Only a generation ago, they would have thought it was the essence of an insane heart to personify an organ, attribute a soul to the part, believe that a cancer of liver or cancer of lung was not extinguished so soon as its malignancy was removed. It would have been considered the core of psychosis to speak of the postoperative cancer communicants of the organ removed. Yet we were infants who tickled the navel of the moon while suffocating in the loop of our diaper. A line from a poem of Hemingway burned across the funeral festivities of the day.
In the next war
we shall bury the dead in cellophane
The host shall come packaged
in cellophane.
He broke up with his wife on Labor Day night and knew they would not be together for many a month, many a year, maybe forever. In the morning, after a night of no sleep, he was on a plane to Houston and the sifting of haystacks of technological fact for the gleam of a needle or a clue. And no computer named HAYSTAQ to serve as horse.
IV
It was a long September. He went back and forth between Houston and the mournful memories of the land of the Pilgrims and the cod. Pisces was away, and traveling. In the mend of Indian summer with the crowds gone and the rose-hip bushes in bloom on the dunes, their flowers artful as violet in a pearl, he bought a Land Rover for consolation and took long rides through lands of sand back of town, a corner of Sahara. In the bay, the flats at low tide heard the singing of the clams—dreams of glory at the majesty of oceans emerged in a sigh, a whistle, one could not quite hear the buried song of the clam. And the light dazzled across mirrors of inch-deep water and luminosities of glistening sand—he could almost have packed the literary equipment in for one good year of oil and gesso ground.

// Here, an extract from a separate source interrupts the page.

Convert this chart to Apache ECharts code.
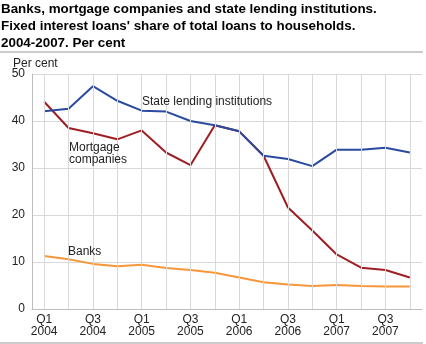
<!DOCTYPE html>
<html>
<head>
<meta charset="utf-8">
<script src="https://cdn.jsdelivr.net/npm/echarts@6/dist/echarts.min.js"></script>
<style>
html,body{margin:0;padding:0;background:#fff;}
#c{width:426px;height:344px;}
</style>
</head>
<body>
<div id="c"></div>
<script>
var categories = ['Q1 2004','Q2 2004','Q3 2004','Q4 2004','Q1 2005','Q2 2005','Q3 2005','Q4 2005',
                  'Q1 2006','Q2 2006','Q3 2006','Q4 2006','Q1 2007','Q2 2007','Q3 2007','Q4 2007'];
var stateLending = [42.1, 42.6, 47.4, 44.3, 42.2, 42.0, 40.0, 39.1, 37.8, 32.6, 31.9, 30.4, 33.9, 33.9, 34.3, 33.3];
var mortgageCompanies = [44.1, 38.5, 37.4, 36.1, 38.0, 33.3, 30.6, 39.1, 37.8, 32.6, 21.6, 16.7, 11.6, 8.8, 8.3, 6.7];
var banks = [11.3, 10.6, 9.6, 9.1, 9.4, 8.7, 8.3, 7.7, 6.7, 5.7, 5.2, 4.9, 5.1, 4.9, 4.8, 4.8];
var yTicks = [0, 10, 20, 30, 40, 50];
var titleLines = ['Banks, mortgage companies and state lending institutions.',
                  "Fixed interest loans' share of total loans to households.",
                  '2004-2007. Per cent'];
var yName = 'Per cent';

var chart = echarts.init(document.getElementById('c'), null, {renderer: 'canvas'});
var font = '"Liberation Sans", Arial, sans-serif';
var gridCol = '#d9d9d9';

var option = {
  animation: false,
  backgroundColor: '#fff',
  grid: {left: 32, right: 4, top: 74, bottom: 35, containLabel: false},
  xAxis: {
    type: 'category',
    data: categories,
    boundaryGap: true,
    axisLine: {show: true, lineStyle: {color: '#bdbdbd', width: 1}},
    axisTick: {show: false},
    splitLine: {show: false},
    axisLabel: {
      interval: 1,
      color: '#222',
      fontFamily: font,
      fontSize: 12,
      lineHeight: 12,
      margin: 5,
      formatter: function (v) { return v.replace(' ', '\n'); }
    }
  },
  yAxis: {
    type: 'value',
    min: yTicks[0],
    max: yTicks[yTicks.length - 1],
    interval: yTicks[1] - yTicks[0],
    axisLine: {show: true, lineStyle: {color: '#bdbdbd', width: 1}},
    axisTick: {show: false},
    splitLine: {show: true, lineStyle: {color: gridCol, width: 1}},
    axisLabel: {color: '#222', fontFamily: font, fontSize: 12, margin: 7}
  },
  series: [
    {
      type: 'line', data: [], z: 1, silent: true,
      markLine: {
        silent: true, symbol: 'none', label: {show: false},
        lineStyle: {color: gridCol, type: 'solid', width: 1},
        data: categories.map(function (c) { return {xAxis: c}; })
      }
    },
    {name: 'Banks', type: 'line', data: banks, symbol: 'none', z: 3,
     lineStyle: {color: '#f7963a', width: 2}},
    {name: 'Mortgage companies', type: 'line', data: mortgageCompanies, symbol: 'none', z: 3,
     lineStyle: {color: '#9e1f23', width: 2}},
    {name: 'State lending institutions', type: 'line', data: stateLending, symbol: 'none', z: 4,
     lineStyle: {color: '#2a4a9e', width: 2}}
  ],
  graphic: [
    {type: 'text', z: 10, left: 1, top: 1, style: {text: titleLines.join('\n'), font: 'bold 13.4px ' + font, fill: '#000', lineHeight: 17}},
    {type: 'rect', z: 10, shape: {x: 0, y: 51, width: 423, height: 2}, style: {fill: '#cccccc'}},
    {type: 'rect', z: 10, shape: {x: 0, y: 342, width: 423, height: 2}, style: {fill: '#cccccc'}},
    {type: 'text', z: 10, left: 13, top: 58, style: {text: yName, font: '12px ' + font, fill: '#222'}},
    {type: 'text', z: 10, left: 142, top: 96, style: {text: 'State lending institutions', font: '12px ' + font, fill: '#222'}},
    {type: 'text', z: 10, left: 69, top: 142, style: {text: 'Mortgage\ncompanies', font: '12px ' + font, fill: '#222', lineHeight: 11.5}},
    {type: 'text', z: 10, left: 68, top: 246, style: {text: 'Banks', font: '12px ' + font, fill: '#222'}}
  ]
};
chart.setOption(option);
</script>
</body>
</html>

There were contracts however. Prose was never so much prose as when constructed with obligation. The more he visited Houston, the more he knew with what unhappiness is not automatic to tell that he might have blundered in accepting the hardest story of them all, for it was a sex-stripped mystery of machines which might have a mind, and mysterious men who managed to live like machines, and more than once in airplanes, high enough above the clouds to give a hint of other worlds in the gatherings and demarcations of airy attenuated farewell, he came to think again, as he had brooded again and again, on that simple conception of God as an embattled vision which had terrified him from the hour he first encountered the thought around one of the bends of marijuana fifteen years ago. Every other one of his notions had followed from that, for if God were a vision of existenc
e at war with other visions in the universe, and we were the instruments of His endeavor just so much as the conflicting cells of our body were the imperfect instrument of our own will, then what now was the condition of God? Was He trapped in the wound of nature, severed from our existence as completely as the once exquisite balances of the shattered ecology? had that vision He wished to carry across the universe depended altogether upon human mind and flesh in sensuous communication with nature? had radio-by-machine been the cancer of communication? had the savage lived in a set of communions with the invisible messages of nature which we had pulverized with our amplifiers? These days Aquarius carried Frazer’s Golden Bough on long trips by plane.